Once a driver that was dominating the championship, he now has a steep hill to climb in Abu Dhabi if he wants to start 2023 by winning a title. Don’t let his poor performance in Round 4 divert your attention away from his dominance earlier in the year, but having said that, it will be difficult for him to make up so much ground on a pair of drivers who are currently in the best shape they’ve been in all season.
Rinicella is a possible dark horse
In 2023, Prema Racing, the Italian powerhouse of the Formula 4 world, chose to provide technical and operational support to Mumbai Falcons. This gave Wharton and Taponen equally strong machinery to that of Ugochukwu. However, the one man still in with a chance of winning the F4 UAE title that isn’t from under Prema’s wing, nor has support from a Formula 1 team, is Valerio Rinicella.
Just like Ugochukwu and Wharton, the MP Motorsport driver is entering his second season in Formula 4 cars, after competing in Spanish F4, Italian F4 and F4 UAE in 2022. He started the 2023 season slipping under the radar, fighting mostly on the outskirts of the top ten, but it was in Kuwait where he really set his championship challenge alight and came into his own.
Two rounds of the championship held at the venue would play to the Italian’s advantage.
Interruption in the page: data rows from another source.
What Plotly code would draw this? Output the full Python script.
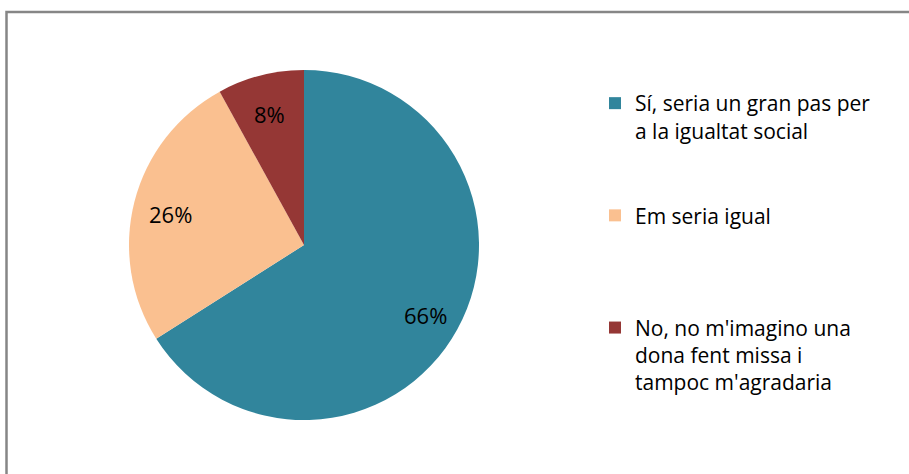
import math
import plotly.graph_objects as go

# Survey answers and their shares (%)
labels = [
    "Sí, seria un gran pas per<br>a la igualtat social<br> <br> ",
    "Em seria igual<br> <br> <br> ",
    "No, no m'imagino una<br>dona fent missa i<br>tampoc m'agradaria<br> ",
]
values = [66, 26, 8]
colors = ["#31859C", "#FAC090", "#953735"]

W, H = 909, 474
cx, cy, r = 304, 245, 175

fig = go.Figure(
    go.Pie(
        labels=labels,
        values=values,
        sort=False,
        direction="clockwise",
        rotation=0,
        marker=dict(colors=colors, line=dict(width=0)),
        textinfo="none",
        hoverinfo="label+percent",
        domain=dict(x=[(cx - r) / W, (cx + r) / W], y=[(H - cy - r) / H, (H - cy + r) / H]),
    )
)

# percentage labels near the rim, on each slice's mid-angle
total = sum(values)
start = 0.0
for v in values:
    mid = (start + v / 2) / total * 2 * math.pi
    start += v
    px = cx + 0.79 * r * math.sin(mid)
    py = cy - 0.79 * r * math.cos(mid)
    fig.add_annotation(
        x=px / W, y=(H - py) / H, xref="paper", yref="paper",
        text=f"{v}%", showarrow=False,
        font=dict(family="Open Sans", size=22, color="#000000"),
        xanchor="center", yanchor="middle", yshift=-3,
    )

# outer chart frame
fig.add_shape(
    type="rect", xref="paper", yref="paper",
    x0=6.5 / W, x1=1.05, y0=-0.05, y1=(H - 12) / H,
    line=dict(color="#868686", width=2.5), fillcolor="rgba(0,0,0,0)", layer="below",
)

fig.update_layout(
    width=W, height=H,
    margin=dict(l=0, r=0, t=0, b=0),
    paper_bgcolor="#FFFFFF",
    plot_bgcolor="#FFFFFF",
    showlegend=True,
    legend=dict(
        x=595 / W, xanchor="left",
        y=(H - 83) / H, yanchor="top",
        valign="top",
        font=dict(family="Open Sans", size=21, color="#000000"),
        bgcolor="rgba(0,0,0,0)",
    ),
)

fig.write_html("out.html")
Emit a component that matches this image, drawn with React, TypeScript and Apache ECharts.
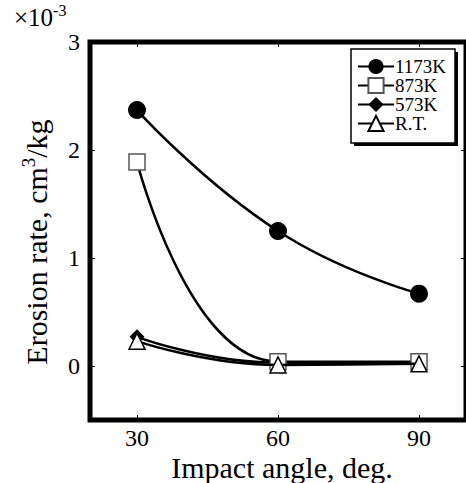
import React, { useEffect, useRef } from "react";
import * as echarts from "echarts";

const angles = [30, 60, 90];
const k1173 = [2.37, 1.25, 0.67];
const k873 = [1.89, 0.04, 0.04];
const k573 = [0.27, 0.03, 0.03];
const rt = [0.23, 0.01, 0.02];
const xTicks = [30, 60, 90];
const yTicks = [0, 1, 2, 3];
const seriesNames = ["1173K", "873K", "573K", "R.T."];

const FONT = "'Liberation Serif', 'Times New Roman', serif";

export default function App() {
  const ref = useRef<HTMLDivElement>(null);
  useEffect(() => {
    if (!ref.current) return;
    const chart = echarts.init(ref.current, null, { renderer: "svg" });
    const pairs = (ys: number[]) => angles.map((a, i) => [a, ys[i]]);
    const lineBase = { color: "#000", width: 2.5 };
    const tick = { show: true, inside: true, length: 5, lineStyle: { color: "#000", width: 1 } };
    chart.setOption({
      animation: false,
      textStyle: { fontFamily: FONT },
      grid: { left: 90, top: 42, right: -3, bottom: 63, containLabel: false, show: true, borderColor: "#000", borderWidth: 5, backgroundColor: "transparent" },
      graphic: [
        {
          type: "text",
          left: 14,
          top: 2,
          z: 1,
          style: {
            text: "×10{sup|-3}",
            fontFamily: FONT,
            fontSize: 25,
            fill: "#000",
            rich: { sup: { fontSize: 16, fontFamily: FONT, verticalAlign: "bottom", padding: [0, 0, 14, 0] } },
          },
        },
        {
          type: "text",
          x: 36,
          y: 242,
          rotation: Math.PI / 2,
          z: 1,
          style: {
            text: "Erosion rate, cm{sup|3}/kg",
            fontFamily: FONT,
            fontSize: 30,
            fill: "#000",
            align: "center",
            verticalAlign: "middle",
            rich: { sup: { fontSize: 19, fontFamily: FONT, verticalAlign: "bottom", padding: [0, 0, 16, 0] } },
          },
        },
        {
          type: "text",
          x: 282,
          y: 467,
          z: 1,
          style: {
            text: "Impact angle, deg.",
            fontFamily: FONT,
            fontSize: 30,
            lineHeight: 28,
            fill: "#000",
            align: "center",
            verticalAlign: "middle",
          },
        },
        {
          type: "rect",
          shape: { x: 354, y: 52, width: 104, height: 94 },
          style: { fill: "#000" },
          z: 1,
        },
        {
          type: "rect",
          shape: { x: 351, y: 49, width: 104, height: 94 },
          style: { fill: "#fff", stroke: "#000", lineWidth: 1.5 },
          z: 2,
        },
      ],
      legend: {
        orient: "vertical",
        left: 351,
        top: 49,
        z: 10,
        padding: [8, 5, 8, 6],
        itemWidth: 36,
        itemHeight: 19,
        itemGap: 0,
        textStyle: { fontFamily: FONT, fontSize: 19, lineHeight: 19, color: "#000", padding: [0, 0, 0, -4] },
        data: seriesNames,
      },
      xAxis: [
        {
          type: "value",
          min: 20,
          max: 100,
          interval: 10,
          axisLine: { show: false, onZero: false },
          splitLine: { show: false },
          axisTick: { ...tick, customValues: xTicks },
          axisLabel: { customValues: xTicks, fontFamily: FONT, fontSize: 24, lineHeight: 22, color: "#000", margin: 7 },
        },
        {
          type: "value",
          position: "top",
          min: 20,
          max: 100,
          interval: 10,
          axisLine: { show: false, onZero: false },
          splitLine: { show: false },
          axisTick: { ...tick, customValues: xTicks },
          axisLabel: { show: false },
        },
      ],
      yAxis: [
        {
          type: "value",
          min: -0.5,
          max: 3,
          interval: 0.5,
          axisLine: { show: false, onZero: false },
          splitLine: { show: false },
          axisTick: { ...tick, customValues: yTicks },
          axisLabel: { customValues: yTicks, fontFamily: FONT, fontSize: 24, color: "#000", margin: 10 },
        },
        {
          type: "value",
          position: "right",
          min: -0.5,
          max: 3,
          interval: 0.5,
          axisLine: { show: false, onZero: false },
          splitLine: { show: false },
          axisTick: { ...tick, customValues: yTicks },
          axisLabel: { show: false },
        },
      ],
      series: [
        {
          name: seriesNames[0],
          type: "line",
          smooth: 0.5,
          data: pairs(k1173),
          symbol: "circle",
          symbolSize: 18,
          lineStyle: lineBase,
          itemStyle: { color: "#000" },
          z: 4,
        },
        {
          name: seriesNames[1],
          type: "line",
          smooth: 0.5,
          data: pairs(k873),
          symbol: "rect",
          symbolSize: 16,
          lineStyle: lineBase,
          itemStyle: { color: "#fff", borderColor: "#555", borderWidth: 1.5 },
          z: 3,
        },
        {
          name: seriesNames[2],
          type: "line",
          smooth: 0.5,
          data: pairs(k573),
          symbol: "diamond",
          symbolSize: 15,
          lineStyle: lineBase,
          itemStyle: { color: "#000" },
          z: 2,
        },
        {
          name: seriesNames[3],
          type: "line",
          smooth: 0.5,
          data: pairs(rt),
          symbol: "triangle",
          symbolSize: 16,
          lineStyle: lineBase,
          itemStyle: { color: "#fff", borderColor: "#000", borderWidth: 1.5 },
          z: 5,
        },
      ],
    });
    return () => chart.dispose();
  }, []);
  return <div ref={ref} style={{ width: 466, height: 483, position: "absolute", left: 0, top: 0 }} />;
}
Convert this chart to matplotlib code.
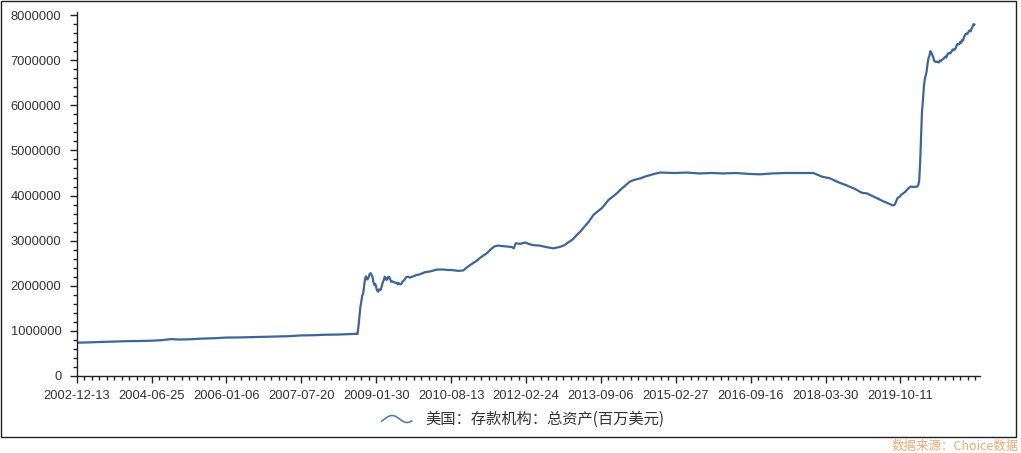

During this time, he took four podiums and finished every race within the top five, leaving him third in standings and within a race victory of catching up with Ugochukwu. However, the return to Dubai wouldn’t be quite so fruitful, with a pair of sixth places and a fifth place finish seeing him slip away from the top two. He is now level on points with Ugochukwu.
The lesson that Rinicella’s season can teach is that a driver’s pace isn’t necessarily consistent across circuits. Whilst you could write him off from being a realistic championship contender based on his results in Round 4, nothing is ever that simple in F4 UAE. He has as much of a chance as anyone else on the grid to rocket back to the front, just as he did in Kuwait.